Starring: Samuel L. Jackson, Bernie Mac, Sean Hayes
Directed by: Malcolm D. Lee (“Roll Bounce”)
Written by: Robert Ramsey and Matthew Stone (“Man of the House”)

With “Soul Men,” fans of the late Bernie Mac will get a familiarly amusing dose from one of the Original Kings of Comedy in one of his last feature-film appearances. While Mac’s on track, the script runs off the rails in its musical journey to the 1970s, when polyester leisure suits were the height of funky, and Don Cornelius said goodbye to his audience every week with a wish for “love, peace, and soul.”

In “Soul Men,” Mac and Samuel L. Jackson play a couple of washed-up backup singers who reunite for a farewell performance after their former bandleader passes away. The trio, Marcus Hooks and the Real Deal, was once considered one of the biggest R&B acts in the world (You’ll recognize their hit “I’m Your Puppet,” which was actually first recorded by Bobby and James Purify in 1966), but when Hooks (John Legend) decided to start a solo career, Floyd Henderson (Mac) and Louis Hinds (Jackson) were left to harmonize as a duo.

After releasing one record, the Real Deal split up, citing creative differences, and slowly began to slip into musical obsurity. When a VH1 executive calls up Floyd, who has supplemented his royalty checks as the owner of a bikini car wash, to see if he’d like to participate in the reunion at the Apollo Theater, he sees an opportunity for a comeback. Louis, however, is comfortable living like a slob and isn’t interested in reliving the glory days. He can’t remember anything in the period from “Watergate to when the space shuttle blew up,” anyway. But when Floyd mentions getting a paycheck for their performance, Louis isn’t in a position to reject the offer, especially since he lost the rights to his music years ago in a poker game.
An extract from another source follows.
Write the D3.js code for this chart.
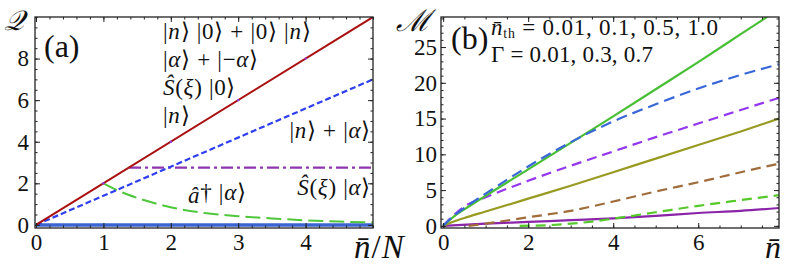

From here, “Soul Men” becomes a typical road-trip movie, taking the grouchy odd couple from Memphis to New York City in a lime-green El Dorado. Mac and Jackson do have great chemistry together onstage (offstage, “motherfucker,” the insult most readily tossed between them, loses its bluster after numerous repeats), but screenwriters Robert Ramsey and Matthew Stone (their last collaboration was on the horrendous 2005 Tommy Lee Jones comedy “Man of the House”) aim for cheap laughs instead of effectively using the strongest of their assets: the soul-music genre. Hardly anything culturally relevant to the era is even mentioned. Even Black Moses himself, the late Isaac Hayes, doesn’t make his cameo until the film’s waning moments.

Instead, Ramsey and Stone rely on jokes about rectal exams, Viagra, and toothless oral sex, and fail to build on subplots featuring characters that seem to be yanked right out of “Fat Albert and the Cosby Kids.” Still, it’s not a far stretch from Mac’s normal film offerings, which were never as funny as his raw stand-up or his five memorable seasons on television.